§ Aim of the task
Return the number of lines holding "matplotlib", with nothing added.

--- Input for this task ---

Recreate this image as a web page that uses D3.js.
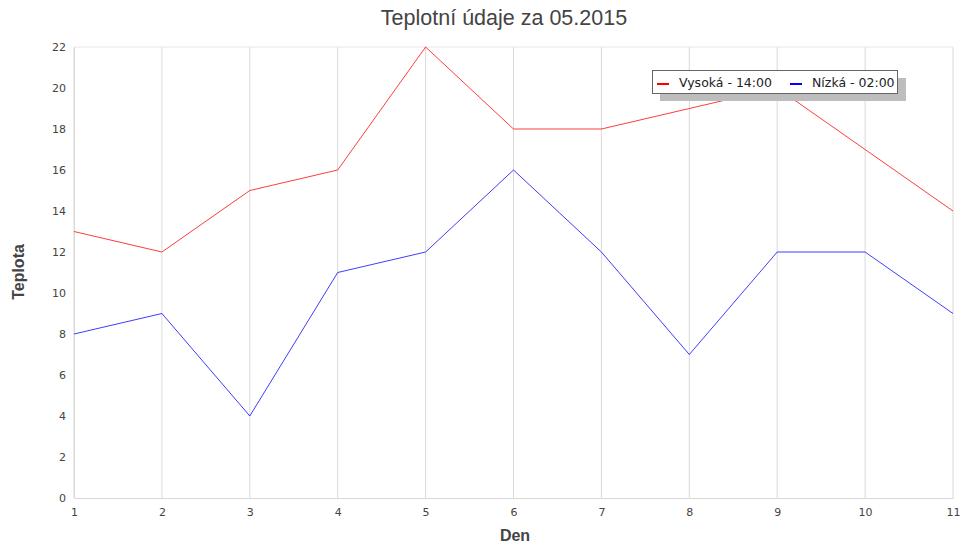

---
--- Input for this task ---

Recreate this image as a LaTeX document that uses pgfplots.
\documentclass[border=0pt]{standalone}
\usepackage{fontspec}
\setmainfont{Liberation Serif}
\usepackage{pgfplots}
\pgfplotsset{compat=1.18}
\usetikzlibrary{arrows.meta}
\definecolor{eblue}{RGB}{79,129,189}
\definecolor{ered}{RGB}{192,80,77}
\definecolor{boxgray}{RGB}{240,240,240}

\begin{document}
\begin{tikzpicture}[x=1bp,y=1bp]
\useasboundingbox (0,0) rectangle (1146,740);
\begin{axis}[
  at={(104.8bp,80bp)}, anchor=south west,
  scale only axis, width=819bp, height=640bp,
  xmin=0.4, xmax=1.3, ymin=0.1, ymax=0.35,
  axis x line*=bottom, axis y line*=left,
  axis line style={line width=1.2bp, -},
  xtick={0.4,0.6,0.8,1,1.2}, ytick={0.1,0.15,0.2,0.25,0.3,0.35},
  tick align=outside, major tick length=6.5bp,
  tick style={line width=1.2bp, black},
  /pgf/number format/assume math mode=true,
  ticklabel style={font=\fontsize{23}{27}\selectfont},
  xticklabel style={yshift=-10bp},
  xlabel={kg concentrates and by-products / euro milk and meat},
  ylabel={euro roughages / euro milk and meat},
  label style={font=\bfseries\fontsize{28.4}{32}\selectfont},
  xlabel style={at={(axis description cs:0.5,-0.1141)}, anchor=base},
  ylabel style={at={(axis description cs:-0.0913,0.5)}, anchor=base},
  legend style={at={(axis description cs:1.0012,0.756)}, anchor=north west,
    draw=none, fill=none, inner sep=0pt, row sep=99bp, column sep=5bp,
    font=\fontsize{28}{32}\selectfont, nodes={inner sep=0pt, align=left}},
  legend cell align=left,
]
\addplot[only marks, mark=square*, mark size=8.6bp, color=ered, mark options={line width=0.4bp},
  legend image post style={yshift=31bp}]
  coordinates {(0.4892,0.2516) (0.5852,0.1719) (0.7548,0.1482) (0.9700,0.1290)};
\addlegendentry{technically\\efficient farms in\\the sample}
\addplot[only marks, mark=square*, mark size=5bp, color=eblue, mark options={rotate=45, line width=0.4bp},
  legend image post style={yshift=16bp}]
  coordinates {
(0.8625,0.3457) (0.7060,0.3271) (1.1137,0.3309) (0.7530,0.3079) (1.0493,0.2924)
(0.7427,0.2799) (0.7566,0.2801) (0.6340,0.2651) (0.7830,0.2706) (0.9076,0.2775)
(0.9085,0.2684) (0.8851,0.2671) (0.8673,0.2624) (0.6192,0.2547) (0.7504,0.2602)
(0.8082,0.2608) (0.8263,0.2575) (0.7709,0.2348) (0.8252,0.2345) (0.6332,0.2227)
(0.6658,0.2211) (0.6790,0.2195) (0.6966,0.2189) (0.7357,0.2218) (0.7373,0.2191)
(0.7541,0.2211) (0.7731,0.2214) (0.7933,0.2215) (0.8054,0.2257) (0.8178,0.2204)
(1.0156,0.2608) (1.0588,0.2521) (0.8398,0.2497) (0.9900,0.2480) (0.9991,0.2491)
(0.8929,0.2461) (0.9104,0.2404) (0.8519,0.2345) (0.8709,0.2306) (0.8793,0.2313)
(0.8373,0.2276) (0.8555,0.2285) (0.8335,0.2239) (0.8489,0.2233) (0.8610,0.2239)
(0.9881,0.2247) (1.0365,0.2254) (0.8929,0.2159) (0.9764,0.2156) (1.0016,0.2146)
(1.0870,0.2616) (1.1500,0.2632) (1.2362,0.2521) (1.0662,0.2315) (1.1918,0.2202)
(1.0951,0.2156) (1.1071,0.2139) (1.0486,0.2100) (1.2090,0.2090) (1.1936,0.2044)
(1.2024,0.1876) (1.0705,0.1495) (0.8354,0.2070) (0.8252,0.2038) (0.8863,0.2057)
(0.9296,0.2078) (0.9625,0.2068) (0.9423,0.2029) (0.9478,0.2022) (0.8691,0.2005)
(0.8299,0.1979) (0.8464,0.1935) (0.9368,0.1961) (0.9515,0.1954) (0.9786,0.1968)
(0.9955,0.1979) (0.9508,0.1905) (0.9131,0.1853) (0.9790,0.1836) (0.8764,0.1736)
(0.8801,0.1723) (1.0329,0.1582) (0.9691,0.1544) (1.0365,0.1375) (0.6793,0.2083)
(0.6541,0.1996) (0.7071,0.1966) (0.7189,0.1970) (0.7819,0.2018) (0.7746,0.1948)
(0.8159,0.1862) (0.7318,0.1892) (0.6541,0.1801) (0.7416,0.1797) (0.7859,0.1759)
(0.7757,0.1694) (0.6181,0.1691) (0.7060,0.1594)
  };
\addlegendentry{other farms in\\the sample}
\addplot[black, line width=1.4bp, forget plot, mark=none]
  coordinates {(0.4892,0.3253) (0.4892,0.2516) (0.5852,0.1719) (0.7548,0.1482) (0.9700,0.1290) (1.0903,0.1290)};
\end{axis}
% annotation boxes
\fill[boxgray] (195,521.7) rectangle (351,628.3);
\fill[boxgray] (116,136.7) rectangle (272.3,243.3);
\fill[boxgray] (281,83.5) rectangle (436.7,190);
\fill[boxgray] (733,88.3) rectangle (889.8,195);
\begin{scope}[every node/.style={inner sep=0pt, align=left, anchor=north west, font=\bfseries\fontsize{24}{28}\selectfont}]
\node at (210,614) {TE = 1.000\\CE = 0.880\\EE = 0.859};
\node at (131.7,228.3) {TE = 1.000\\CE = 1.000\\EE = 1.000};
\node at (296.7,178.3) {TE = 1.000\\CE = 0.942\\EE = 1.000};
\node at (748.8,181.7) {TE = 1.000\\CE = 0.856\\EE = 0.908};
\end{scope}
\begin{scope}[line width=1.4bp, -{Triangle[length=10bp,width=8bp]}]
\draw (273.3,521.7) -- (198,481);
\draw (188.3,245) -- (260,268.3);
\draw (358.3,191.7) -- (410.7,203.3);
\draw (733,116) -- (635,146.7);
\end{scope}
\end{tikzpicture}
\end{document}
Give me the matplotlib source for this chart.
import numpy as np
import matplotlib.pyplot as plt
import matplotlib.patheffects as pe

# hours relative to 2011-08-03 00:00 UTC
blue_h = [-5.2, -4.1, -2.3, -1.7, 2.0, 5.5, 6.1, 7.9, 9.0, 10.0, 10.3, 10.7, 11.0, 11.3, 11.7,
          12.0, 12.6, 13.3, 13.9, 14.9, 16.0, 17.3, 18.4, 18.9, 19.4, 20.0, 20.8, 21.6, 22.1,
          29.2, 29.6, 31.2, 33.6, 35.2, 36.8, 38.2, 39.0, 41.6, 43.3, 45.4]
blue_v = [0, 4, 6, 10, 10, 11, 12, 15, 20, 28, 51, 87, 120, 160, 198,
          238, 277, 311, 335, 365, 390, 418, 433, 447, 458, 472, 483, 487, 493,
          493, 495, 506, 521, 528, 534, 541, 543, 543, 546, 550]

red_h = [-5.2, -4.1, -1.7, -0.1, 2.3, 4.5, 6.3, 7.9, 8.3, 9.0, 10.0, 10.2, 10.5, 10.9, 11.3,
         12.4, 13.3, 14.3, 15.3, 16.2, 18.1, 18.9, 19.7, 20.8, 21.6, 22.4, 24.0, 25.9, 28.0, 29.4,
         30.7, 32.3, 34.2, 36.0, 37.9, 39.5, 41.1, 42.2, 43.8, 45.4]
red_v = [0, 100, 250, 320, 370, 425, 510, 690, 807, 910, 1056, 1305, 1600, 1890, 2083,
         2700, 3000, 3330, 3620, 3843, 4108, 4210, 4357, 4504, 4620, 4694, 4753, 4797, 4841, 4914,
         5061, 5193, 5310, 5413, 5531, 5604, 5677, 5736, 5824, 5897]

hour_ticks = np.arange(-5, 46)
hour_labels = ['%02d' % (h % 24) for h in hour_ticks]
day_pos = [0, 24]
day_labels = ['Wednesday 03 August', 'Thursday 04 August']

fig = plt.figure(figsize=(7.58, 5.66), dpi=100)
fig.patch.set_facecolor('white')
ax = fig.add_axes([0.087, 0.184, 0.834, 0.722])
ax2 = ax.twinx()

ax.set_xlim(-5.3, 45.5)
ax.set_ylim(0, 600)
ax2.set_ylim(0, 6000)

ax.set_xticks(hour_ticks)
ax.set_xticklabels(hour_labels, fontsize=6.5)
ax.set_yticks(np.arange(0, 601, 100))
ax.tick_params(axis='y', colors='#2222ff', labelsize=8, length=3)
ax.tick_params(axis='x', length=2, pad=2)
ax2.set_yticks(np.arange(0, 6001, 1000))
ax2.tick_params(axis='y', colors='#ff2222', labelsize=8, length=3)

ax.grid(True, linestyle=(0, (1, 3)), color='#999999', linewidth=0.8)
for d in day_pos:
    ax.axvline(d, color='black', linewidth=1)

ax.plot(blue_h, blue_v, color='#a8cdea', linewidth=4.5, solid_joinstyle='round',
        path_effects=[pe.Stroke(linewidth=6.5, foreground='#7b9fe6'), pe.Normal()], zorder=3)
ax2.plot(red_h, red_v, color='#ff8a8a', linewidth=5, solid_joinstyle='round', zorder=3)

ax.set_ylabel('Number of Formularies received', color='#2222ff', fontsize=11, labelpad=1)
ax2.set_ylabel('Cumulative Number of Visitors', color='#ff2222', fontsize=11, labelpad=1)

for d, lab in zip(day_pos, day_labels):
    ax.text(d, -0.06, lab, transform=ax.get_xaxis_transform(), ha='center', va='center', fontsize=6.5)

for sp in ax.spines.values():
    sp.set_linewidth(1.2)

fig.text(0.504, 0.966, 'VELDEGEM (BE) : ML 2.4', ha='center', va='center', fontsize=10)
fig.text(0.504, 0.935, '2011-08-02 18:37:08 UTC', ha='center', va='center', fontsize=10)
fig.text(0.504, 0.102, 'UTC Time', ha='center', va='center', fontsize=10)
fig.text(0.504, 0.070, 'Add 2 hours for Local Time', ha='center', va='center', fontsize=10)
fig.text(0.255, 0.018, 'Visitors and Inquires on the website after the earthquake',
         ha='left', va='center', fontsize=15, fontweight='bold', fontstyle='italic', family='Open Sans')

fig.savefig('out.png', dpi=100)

---
--- Input for this task ---

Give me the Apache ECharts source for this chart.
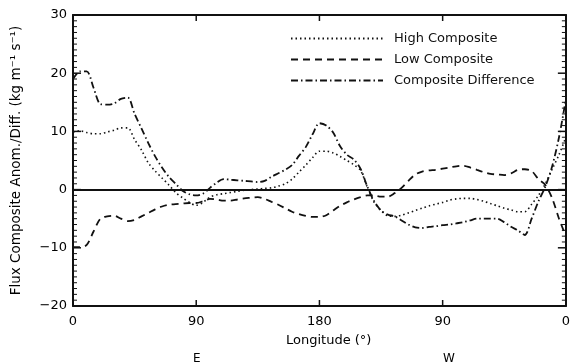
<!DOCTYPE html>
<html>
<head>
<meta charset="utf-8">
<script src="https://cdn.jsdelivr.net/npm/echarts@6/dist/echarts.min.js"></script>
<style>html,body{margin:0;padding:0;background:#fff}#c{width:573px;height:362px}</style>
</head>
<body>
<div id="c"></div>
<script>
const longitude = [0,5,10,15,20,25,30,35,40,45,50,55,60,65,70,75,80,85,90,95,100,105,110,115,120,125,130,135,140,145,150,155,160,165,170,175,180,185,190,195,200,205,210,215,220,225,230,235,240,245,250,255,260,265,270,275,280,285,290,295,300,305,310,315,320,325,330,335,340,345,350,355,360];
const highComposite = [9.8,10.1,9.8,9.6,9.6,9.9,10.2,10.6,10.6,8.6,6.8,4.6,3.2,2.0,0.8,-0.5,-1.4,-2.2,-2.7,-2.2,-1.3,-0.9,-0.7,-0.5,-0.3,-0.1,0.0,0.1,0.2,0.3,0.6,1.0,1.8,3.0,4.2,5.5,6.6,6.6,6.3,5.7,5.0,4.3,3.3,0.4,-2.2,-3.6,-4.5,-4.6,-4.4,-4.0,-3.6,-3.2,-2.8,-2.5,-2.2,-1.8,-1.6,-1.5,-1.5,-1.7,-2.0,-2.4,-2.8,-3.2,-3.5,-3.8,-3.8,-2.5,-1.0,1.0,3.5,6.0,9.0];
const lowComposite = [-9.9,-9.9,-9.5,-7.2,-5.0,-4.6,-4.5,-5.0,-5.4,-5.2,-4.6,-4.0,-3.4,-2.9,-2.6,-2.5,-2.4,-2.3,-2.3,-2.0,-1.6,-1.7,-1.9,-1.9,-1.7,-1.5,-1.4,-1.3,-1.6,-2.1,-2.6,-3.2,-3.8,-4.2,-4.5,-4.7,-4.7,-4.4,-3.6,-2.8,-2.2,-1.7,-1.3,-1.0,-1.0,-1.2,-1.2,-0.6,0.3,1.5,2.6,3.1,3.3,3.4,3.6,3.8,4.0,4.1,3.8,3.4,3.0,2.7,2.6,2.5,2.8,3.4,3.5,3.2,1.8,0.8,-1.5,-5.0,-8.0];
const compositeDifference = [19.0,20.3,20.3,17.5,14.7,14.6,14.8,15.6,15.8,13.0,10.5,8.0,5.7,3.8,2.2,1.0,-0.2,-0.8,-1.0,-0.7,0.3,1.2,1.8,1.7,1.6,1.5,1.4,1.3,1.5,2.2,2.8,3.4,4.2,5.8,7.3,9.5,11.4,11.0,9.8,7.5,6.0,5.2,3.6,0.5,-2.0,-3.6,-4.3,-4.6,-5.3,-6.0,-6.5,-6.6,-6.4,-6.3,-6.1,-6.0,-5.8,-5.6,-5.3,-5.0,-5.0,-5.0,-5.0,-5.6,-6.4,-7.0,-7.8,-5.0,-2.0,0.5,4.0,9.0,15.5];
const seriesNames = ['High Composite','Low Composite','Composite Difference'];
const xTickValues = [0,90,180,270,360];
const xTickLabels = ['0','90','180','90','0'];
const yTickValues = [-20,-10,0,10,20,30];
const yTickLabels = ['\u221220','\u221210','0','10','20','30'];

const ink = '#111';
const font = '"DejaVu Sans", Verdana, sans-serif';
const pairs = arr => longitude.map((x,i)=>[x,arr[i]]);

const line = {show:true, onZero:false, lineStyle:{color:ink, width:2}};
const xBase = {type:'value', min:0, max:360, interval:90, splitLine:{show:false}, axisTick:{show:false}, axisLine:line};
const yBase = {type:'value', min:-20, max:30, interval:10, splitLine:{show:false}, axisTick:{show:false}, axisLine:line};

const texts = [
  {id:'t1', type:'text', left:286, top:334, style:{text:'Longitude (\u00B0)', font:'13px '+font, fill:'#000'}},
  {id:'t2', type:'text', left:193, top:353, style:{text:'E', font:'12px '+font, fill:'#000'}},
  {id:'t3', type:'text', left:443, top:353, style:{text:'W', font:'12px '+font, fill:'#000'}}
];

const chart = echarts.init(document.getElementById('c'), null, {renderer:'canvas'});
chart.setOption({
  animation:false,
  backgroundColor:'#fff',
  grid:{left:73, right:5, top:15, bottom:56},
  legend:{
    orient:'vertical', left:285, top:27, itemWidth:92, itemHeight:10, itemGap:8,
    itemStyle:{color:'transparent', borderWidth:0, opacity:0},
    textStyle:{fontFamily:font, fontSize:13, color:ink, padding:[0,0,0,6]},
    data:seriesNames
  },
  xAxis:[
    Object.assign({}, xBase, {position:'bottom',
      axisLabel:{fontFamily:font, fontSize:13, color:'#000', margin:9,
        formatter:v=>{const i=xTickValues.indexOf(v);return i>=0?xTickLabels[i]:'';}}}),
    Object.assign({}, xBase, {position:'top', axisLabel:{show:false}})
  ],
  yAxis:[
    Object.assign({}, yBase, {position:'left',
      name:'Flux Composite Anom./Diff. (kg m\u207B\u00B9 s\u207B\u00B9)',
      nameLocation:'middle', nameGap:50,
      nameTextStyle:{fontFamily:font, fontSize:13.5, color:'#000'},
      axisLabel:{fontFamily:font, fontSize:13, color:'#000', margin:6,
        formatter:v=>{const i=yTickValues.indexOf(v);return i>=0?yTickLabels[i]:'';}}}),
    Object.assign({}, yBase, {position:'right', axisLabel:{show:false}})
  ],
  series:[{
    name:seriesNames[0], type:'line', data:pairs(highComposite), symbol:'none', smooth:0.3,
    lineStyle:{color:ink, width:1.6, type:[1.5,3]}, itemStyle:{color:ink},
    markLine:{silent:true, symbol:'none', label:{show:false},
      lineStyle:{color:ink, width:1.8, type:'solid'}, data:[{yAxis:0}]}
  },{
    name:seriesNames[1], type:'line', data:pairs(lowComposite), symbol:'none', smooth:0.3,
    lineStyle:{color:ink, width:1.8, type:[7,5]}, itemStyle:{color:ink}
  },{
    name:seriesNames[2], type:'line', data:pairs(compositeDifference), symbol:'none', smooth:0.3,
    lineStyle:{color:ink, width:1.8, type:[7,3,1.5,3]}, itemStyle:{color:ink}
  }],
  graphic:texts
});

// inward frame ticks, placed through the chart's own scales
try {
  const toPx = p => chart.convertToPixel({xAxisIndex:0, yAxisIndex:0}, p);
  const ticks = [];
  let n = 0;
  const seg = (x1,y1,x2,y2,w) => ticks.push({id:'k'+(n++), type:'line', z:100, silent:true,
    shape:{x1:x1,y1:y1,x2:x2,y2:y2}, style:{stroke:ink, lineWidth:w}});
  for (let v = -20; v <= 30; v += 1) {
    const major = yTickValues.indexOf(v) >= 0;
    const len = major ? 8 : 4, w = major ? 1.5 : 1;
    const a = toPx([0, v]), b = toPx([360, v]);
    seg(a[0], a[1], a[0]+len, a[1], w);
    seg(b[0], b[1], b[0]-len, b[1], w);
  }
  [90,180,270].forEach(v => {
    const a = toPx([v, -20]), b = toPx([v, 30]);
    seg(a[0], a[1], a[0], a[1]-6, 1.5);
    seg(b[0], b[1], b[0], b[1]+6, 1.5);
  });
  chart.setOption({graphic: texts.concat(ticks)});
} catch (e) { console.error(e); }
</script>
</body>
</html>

---

§ Task result
3